There clearly are insufficient consequences for schools and parents when children are truant. Instead we’re creating, as my colleague Paul Goldsmith has said, “a culture of excuses” that focus too much on trying to make schools attractive to students, rather than on the consequences for non-attendance. Of course, parents are critical to this problem and need to make sure that their kids are getting to school. It is part of their responsibility as a citizen.
The No.1 job has to be getting our children to school and attending regularly before we work out what and how to teach them. However, there have been a number of worrying international reports and surveys highlighting our declining primary and secondary students’ educational performance. As a result, our international rankings in reading, maths and science have slipped, in some cases markedly.
New Zealand’s ranking in reading literacy fell from 13 to 30 out of 41 countries between 2001 and 2016, our maths achievement in 2019 ranked 30 out of the 32 OECD countries, and our relative science achievement was similarly poor with a ranking of 29 out of 32 OECD countries.
Yet, while we could always spend more, it really is not an investment issue. At the same time, New Zealand’s per-pupil education spending on primary and secondary students has increased substantially, both in absolute and relative terms.
One important factor to our significant decline in educational achievement might be the child-centred philosophy that has taken root within New Zealand’s education system. The current teaching philosophy says students should be leading their own learning and teachers only facilitate rather than lead and instruct directly from the front of the classroom.

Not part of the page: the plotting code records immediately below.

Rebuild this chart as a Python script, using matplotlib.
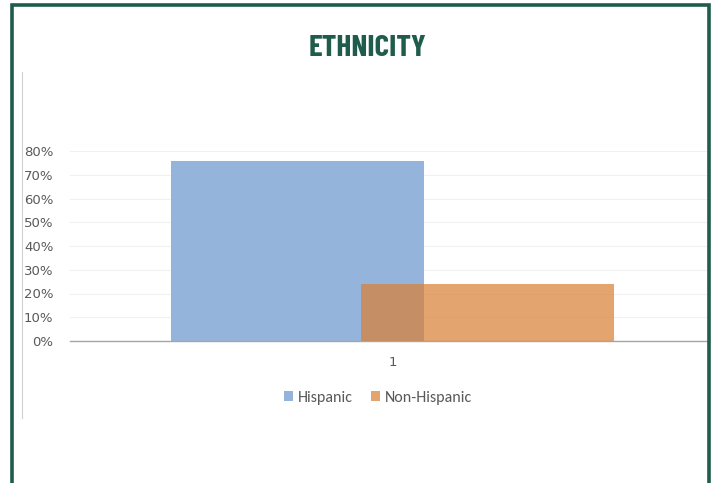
import matplotlib.pyplot as plt
from matplotlib.patches import Rectangle
from matplotlib.lines import Line2D
import numpy as np

# Ethnicity breakdown (share of total)
categories = ["1"]
series_names = ["Hispanic", "Non-Hispanic"]
hispanic = [0.76]
non_hispanic = [0.24]

blue = "#95b4dc"
orange = "#d97f35"   # drawn semi-transparent so the overlap darkens
green = "#1f5c4b"

plt.rcParams["font.family"] = ["Carlito", "DejaVu Sans"]

fig = plt.figure(figsize=(7.16, 4.83), dpi=100)
fig.patch.set_facecolor("white")

# dark green frame, open at the bottom
frame = Rectangle((12 / 716, -0.05), (709 - 12) / 716, 1 - 5 / 483 + 0.05,
                  transform=fig.transFigure, fill=False, edgecolor=green,
                  linewidth=2.6, zorder=10)
fig.add_artist(frame)
# thin grey chart-area edge on the left
fig.add_artist(Line2D([22 / 716, 22 / 716], [1 - 418 / 483, 1 - 72 / 483],
                      transform=fig.transFigure, color="#d0d0d0", linewidth=0.8))

fig.text(367 / 716, 1 - 48.5 / 483, "ETHNICITY", ha="center", va="center",
         fontsize=22.5, fontweight="bold", color=green,
         family=["Barlow Condensed", "DejaVu Sans"])

ax = fig.add_axes([70 / 716, 1 - 341 / 483, (709 - 70) / 716, 190 / 483])
x = np.arange(len(categories))
width = 1.0
offset = 0.375
ax.bar(x - offset, hispanic, width, color=blue, label=series_names[0], zorder=2)
ax.bar(x + offset, non_hispanic, width, color=orange, alpha=0.71,
       label=series_names[1], zorder=3)

ax.set_xlim(-1.275, 1.251)
ax.set_ylim(0, 0.8)
ax.set_yticks(np.arange(0, 0.81, 0.1))
ax.set_yticklabels([f"{int(round(v * 100))}%" for v in np.arange(0, 0.81, 0.1)],
                   family="DejaVu Sans")
ax.set_xticks(x)
ax.set_xticklabels(categories, family="DejaVu Sans")

ax.grid(axis="y", color="#f0f0f0", linewidth=0.8, zorder=0)
ax.set_axisbelow(True)
for side in ["top", "right", "left"]:
    ax.spines[side].set_visible(False)
ax.spines["bottom"].set_color("#a6a6a6")
ax.spines["bottom"].set_linewidth(1.0)
ax.tick_params(axis="both", length=0, labelsize=9.5, colors="#595959")
ax.tick_params(axis="y", pad=12)
ax.tick_params(axis="x", pad=11)

ax.legend(loc="center", bbox_to_anchor=(378 / 716, 1 - 398 / 483),
          bbox_transform=fig.transFigure, ncol=2, frameon=False,
          fontsize=11.5, handlelength=0.6, handleheight=0.6,
          handletextpad=0.3, columnspacing=1.1, labelcolor="#595959")

fig.savefig("out.png", dpi=100)
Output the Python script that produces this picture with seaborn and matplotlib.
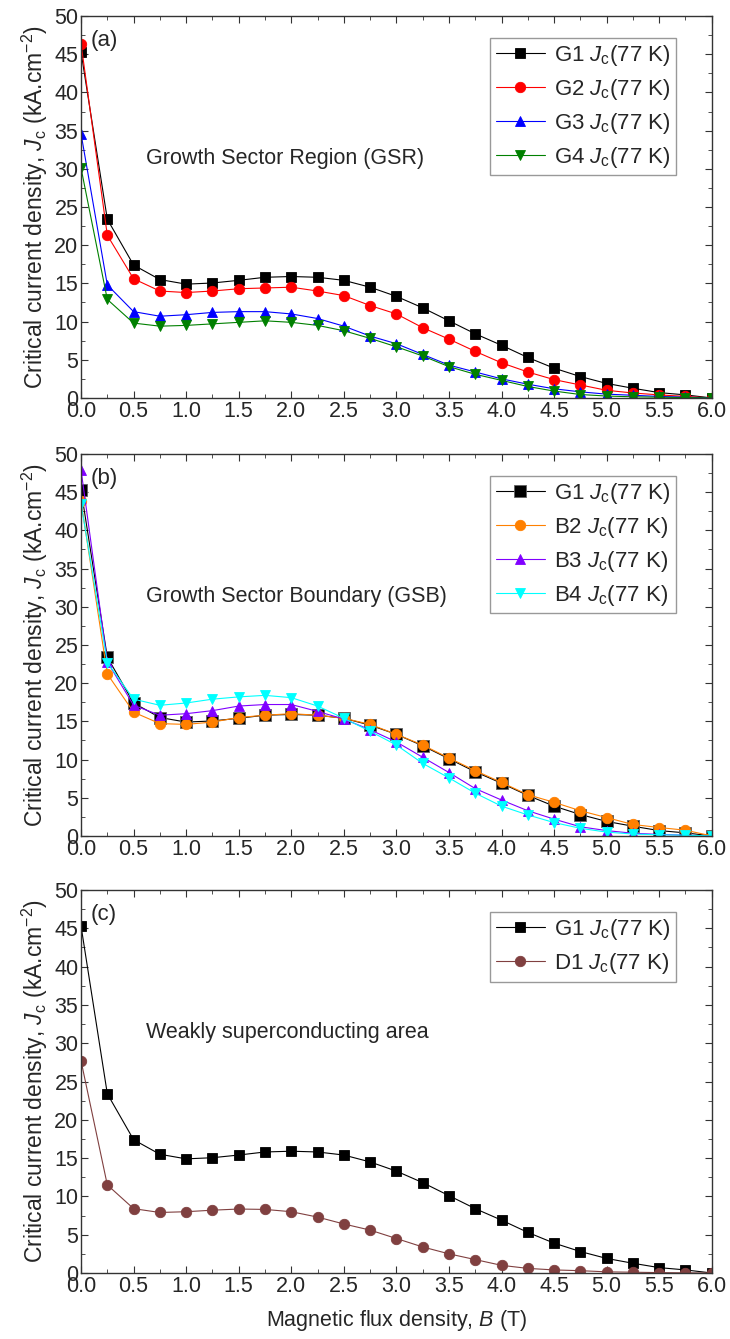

My personal view is that we must move away from a child-centred learning philosophy towards evidence-based teacher-lead instruction. This change should be supported by mandatory standardised national assessment and a new national curriculum based on disciplinary knowledge, not competencies.
New Zealand’s rapidly falling international performance in the basics of reading, maths and science should be extremely concerning for all of us. I worry, not because of a graph on a league table, but because of the strong link between educational attainment and higher wages.
Higher wages and greater job opportunities underpin the choices that New Zealand families have in how they live their lives. I want those choices to be better for more New Zealand families.